Short task » Omit the pictures and print exactly the lines of the listing below, starting at the first and ending at the line containing "1.3, 0.5, 0, 0];".

═════ Items

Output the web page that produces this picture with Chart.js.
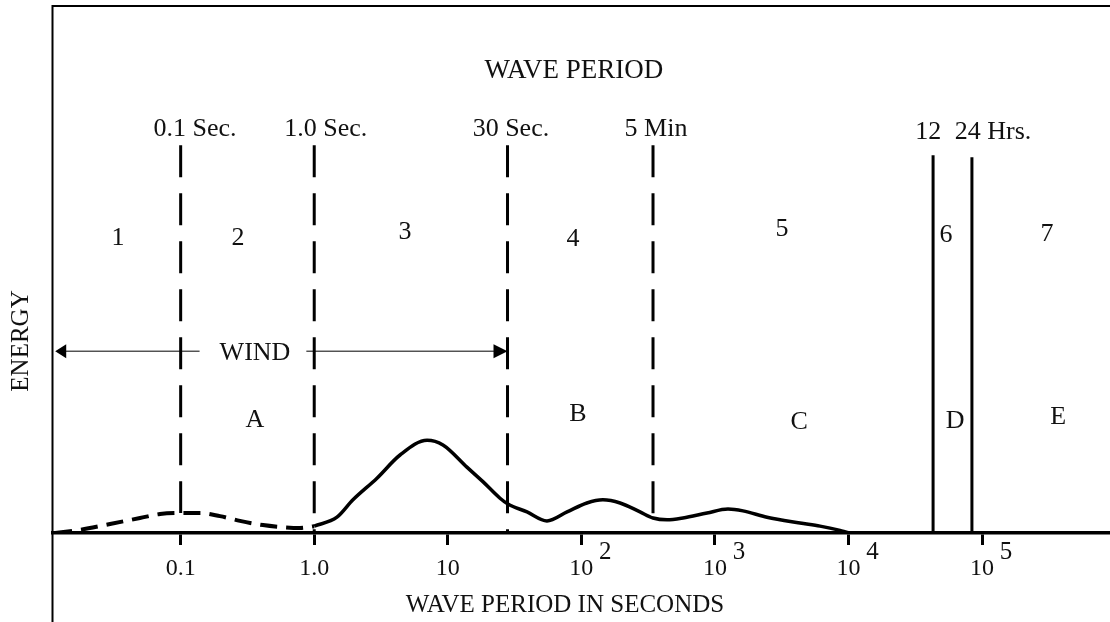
<!DOCTYPE html>
<html>
<head>
<meta charset="utf-8">
<script src="https://cdn.jsdelivr.net/npm/chart.js@4"></script>
<style>
  body { margin: 0; background: #fff; }
  canvas { display: block; }
</style>
</head>
<body>
<canvas id="chart" width="1110" height="622"></canvas>
<script>
// wave period (seconds) vs relative energy
const windPeriods = [0.0115, 0.0176, 0.0296, 0.0496, 0.070, 0.099, 0.14, 0.197, 0.278, 0.413, 0.583, 0.781, 1.0];
const windEnergy  = [0, 0.6, 1.7, 2.85, 3.6, 3.8, 3.8, 3.2, 2.3, 1.5, 1.1, 0.95, 1.3];
const mainPeriods = [1.0, 1.48, 1.95, 2.95, 4.39, 7.0, 9.2, 13.9, 18.4, 24.6, 28.2, 39.2, 55.3, 78.2, 110, 145, 195, 275, 344, 438, 577, 873, 1253, 1622, 2455, 4335, 6124, 8650, 10280, 900000];
const mainEnergy  = [1.3, 3.0, 6.3, 10.4, 14.8, 17.6, 16.7, 12.5, 9.7, 6.6, 5.5, 4.0, 2.3, 4.0, 5.7, 6.3, 5.7, 4.0, 2.85, 2.5, 2.85, 3.8, 4.55, 4.2, 3.0, 1.9, 1.3, 0.5, 0, 0];

// boundaries: 0.1 s, 1 s, 30 s, 5 min (dashed) and 12 h, 24 h (solid)
const dashedMarks = [0.1, 1.0, 28, 344];
const dashedEnds  = [3.8, 0, 0, 2.85];
const dashedTop   = 73.6;
const solidMarks  = [43000, 84000];
const solidTops   = [71.7, 71.3];

const tickValues    = [0.1, 1, 10, 100, 1000, 10000, 100000];
const tickLabels    = ['0.1', '1.0', '10', '10', '10', '10', '10'];
const tickExponents = ['', '', '', '2', '3', '4', '5'];

const bandNumbers = ['1', '2', '3', '4', '5', '6', '7'];
const bandLetters = ['A', 'B', 'C', 'D', 'E'];
const periodLabels = ['0.1 Sec.', '1.0 Sec.', '30 Sec.', '5 Min', '12', '24 Hrs.'];

const windFrom = 0.0115, windTo = 28, windLevel = 34.5;

const FONT = '"Liberation Serif", "Times New Roman", serif';

// where the texts sit, in period / energy units
const notes = [
  { text: 'WAVE PERIOD', x: 88, y: 88.0, size: 27 },
  { text: periodLabels[0], x: 0.128, y: 77.0 },
  { text: periodLabels[1], x: 1.22, y: 77.0 },
  { text: periodLabels[2], x: 29.7, y: 77.0 },
  { text: periodLabels[3], x: 362, y: 77.0 },
  { text: periodLabels[4], x: 39500, y: 76.3 },
  { text: periodLabels[5], x: 121000, y: 76.3 },
  { text: bandNumbers[0], x: 0.034, y: 56.2 },
  { text: bandNumbers[1], x: 0.269, y: 56.2 },
  { text: bandNumbers[2], x: 4.78, y: 57.5 },
  { text: bandNumbers[3], x: 86.5, y: 56.0 },
  { text: bandNumbers[4], x: 3180, y: 58.0 },
  { text: bandNumbers[5], x: 53700, y: 56.9 },
  { text: bandNumbers[6], x: 307000, y: 57.1 },
  { text: bandLetters[0], x: 0.36, y: 21.8 },
  { text: bandLetters[1], x: 94.4, y: 22.8 },
  { text: bandLetters[2], x: 4270, y: 21.4 },
  { text: bandLetters[3], x: 62800, y: 21.6 },
  { text: bandLetters[4], x: 371000, y: 22.4 }
];

function toPoints(xs, ys) {
  return xs.map((v, i) => ({ x: v, y: ys[i] }));
}

const datasets = [
  {
    data: toPoints(windPeriods, windEnergy),
    borderColor: '#000', borderWidth: 4, borderDash: [17, 9],
    pointRadius: 0, cubicInterpolationMode: 'monotone'
  },
  {
    data: toPoints(mainPeriods, mainEnergy),
    borderColor: '#000', borderWidth: 3.5,
    pointRadius: 0, cubicInterpolationMode: 'monotone'
  }
];
dashedMarks.forEach((v, i) => {
  datasets.push({
    data: [{ x: v, y: dashedTop }, { x: v, y: dashedEnds[i] }],
    borderColor: '#000', borderWidth: 3, borderDash: [32, 16],
    pointRadius: 0, tension: 0
  });
});
solidMarks.forEach((v, i) => {
  datasets.push({
    data: [{ x: v, y: solidTops[i] }, { x: v, y: 0 }],
    borderColor: '#000', borderWidth: 3,
    pointRadius: 0, tension: 0
  });
});

function centered(ctx, text, cx, cy, size) {
  ctx.font = size + 'px ' + FONT;
  ctx.textAlign = 'center';
  ctx.textBaseline = 'alphabetic';
  ctx.fillText(text, cx, cy + size * 0.33);
}

const decor = {
  id: 'decor',
  afterDraw(chart) {
    const { ctx, chartArea: a, scales: { x, y } } = chart;
    ctx.save();
    ctx.strokeStyle = '#000';
    ctx.fillStyle = '#111';

    // frame
    ctx.lineWidth = 2;
    ctx.beginPath();
    ctx.moveTo(a.left - 0.5, chart.height);
    ctx.lineTo(a.left - 0.5, a.top);
    ctx.lineTo(chart.width, a.top);
    ctx.stroke();

    notes.forEach(n => centered(ctx, n.text, x.getPixelForValue(n.x), y.getPixelForValue(n.y), n.size || 26));

    // wind arrow
    const wy = y.getPixelForValue(windLevel);
    const x0 = x.getPixelForValue(windFrom), x1 = x.getPixelForValue(windTo);
    const wx = x.getPixelForValue(0.36);
    centered(ctx, 'WIND', wx, wy, 26);
    const half = ctx.measureText('WIND').width / 2;
    ctx.lineWidth = 1;
    ctx.beginPath();
    ctx.moveTo(x0 + 8, wy); ctx.lineTo(wx - half - 20, wy);
    ctx.moveTo(wx + half + 16, wy); ctx.lineTo(x1 - 12, wy);
    ctx.stroke();
    ctx.fillStyle = '#000';
    ctx.beginPath();
    ctx.moveTo(x0, wy); ctx.lineTo(x0 + 11, wy - 7); ctx.lineTo(x0 + 11, wy + 7); ctx.closePath();
    ctx.moveTo(x1, wy); ctx.lineTo(x1 - 14, wy - 7); ctx.lineTo(x1 - 14, wy + 7); ctx.closePath();
    ctx.fill();

    // exponents on the decade labels
    ctx.fillStyle = '#111';
    tickValues.forEach((v, i) => {
      if (tickExponents[i]) centered(ctx, tickExponents[i], x.getPixelForValue(v) + 24, 551, 25);
    });

    // axis titles
    centered(ctx, 'WAVE PERIOD IN SECONDS', 565, 604, 25);
    ctx.translate(20, 341);
    ctx.rotate(-Math.PI / 2);
    centered(ctx, 'ENERGY', 0, 0, 25);
    ctx.restore();
  }
};

new Chart(document.getElementById('chart'), {
  type: 'line',
  data: { datasets },
  options: {
    responsive: false,
    animation: false,
    devicePixelRatio: 1,
    layout: { padding: { left: 53, top: 6, right: 0, bottom: 0 } },
    plugins: { legend: { display: false }, tooltip: { enabled: false } },
    scales: {
      x: {
        type: 'logarithmic',
        min: 0.01107,
        max: 908000,
        afterBuildTicks: scale => { scale.ticks = tickValues.map(v => ({ value: v })); },
        afterFit: scale => { scale.height = 89; },
        border: { display: true, color: '#000', width: 3.5 },
        grid: { drawOnChartArea: false, drawTicks: true, tickLength: 12, tickWidth: 3, tickColor: '#000' },
        ticks: {
          autoSkip: false, maxRotation: 0, padding: 9, color: '#111',
          font: { family: FONT, size: 24 },
          callback: (value, index) => tickLabels[index]
        }
      },
      y: { display: false, min: 0, max: 100 }
    }
  },
  plugins: [decor]
});
</script>
</body>
</html>
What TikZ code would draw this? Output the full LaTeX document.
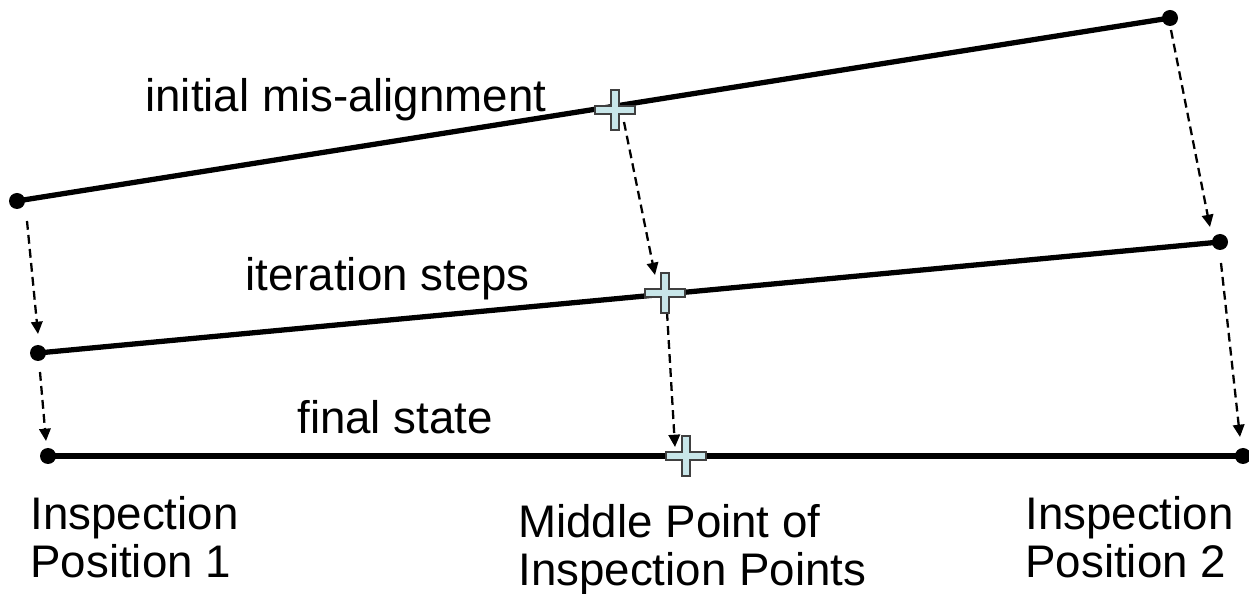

══════════

Task output »
Output the web page that produces this picture with Chart.js.
<!DOCTYPE html>
<html>
<head>
<meta charset="utf-8">
<script src="https://cdn.jsdelivr.net/npm/chart.js@4"></script>
<style>
  body { margin: 0; background: #fff; }
  canvas { display: block; }
</style>
</head>
<body>
<canvas id="chart" width="1110" height="622"></canvas>
<script>
// wave period (seconds) vs relative energy
const windPeriods = [0.0115, 0.0176, 0.0296, 0.0496, 0.070, 0.099, 0.14, 0.197, 0.278, 0.413, 0.583, 0.781, 1.0];
const windEnergy  = [0, 0.6, 1.7, 2.85, 3.6, 3.8, 3.8, 3.2, 2.3, 1.5, 1.1, 0.95, 1.3];
const mainPeriods = [1.0, 1.48, 1.95, 2.95, 4.39, 7.0, 9.2, 13.9, 18.4, 24.6, 28.2, 39.2, 55.3, 78.2, 110, 145, 195, 275, 344, 438, 577, 873, 1253, 1622, 2455, 4335, 6124, 8650, 10280, 900000];
const mainEnergy  = [1.3, 3.0, 6.3, 10.4, 14.8, 17.6, 16.7, 12.5, 9.7, 6.6, 5.5, 4.0, 2.3, 4.0, 5.7, 6.3, 5.7, 4.0, 2.85, 2.5, 2.85, 3.8, 4.55, 4.2, 3.0, 1.9, 1.3, 0.5, 0, 0];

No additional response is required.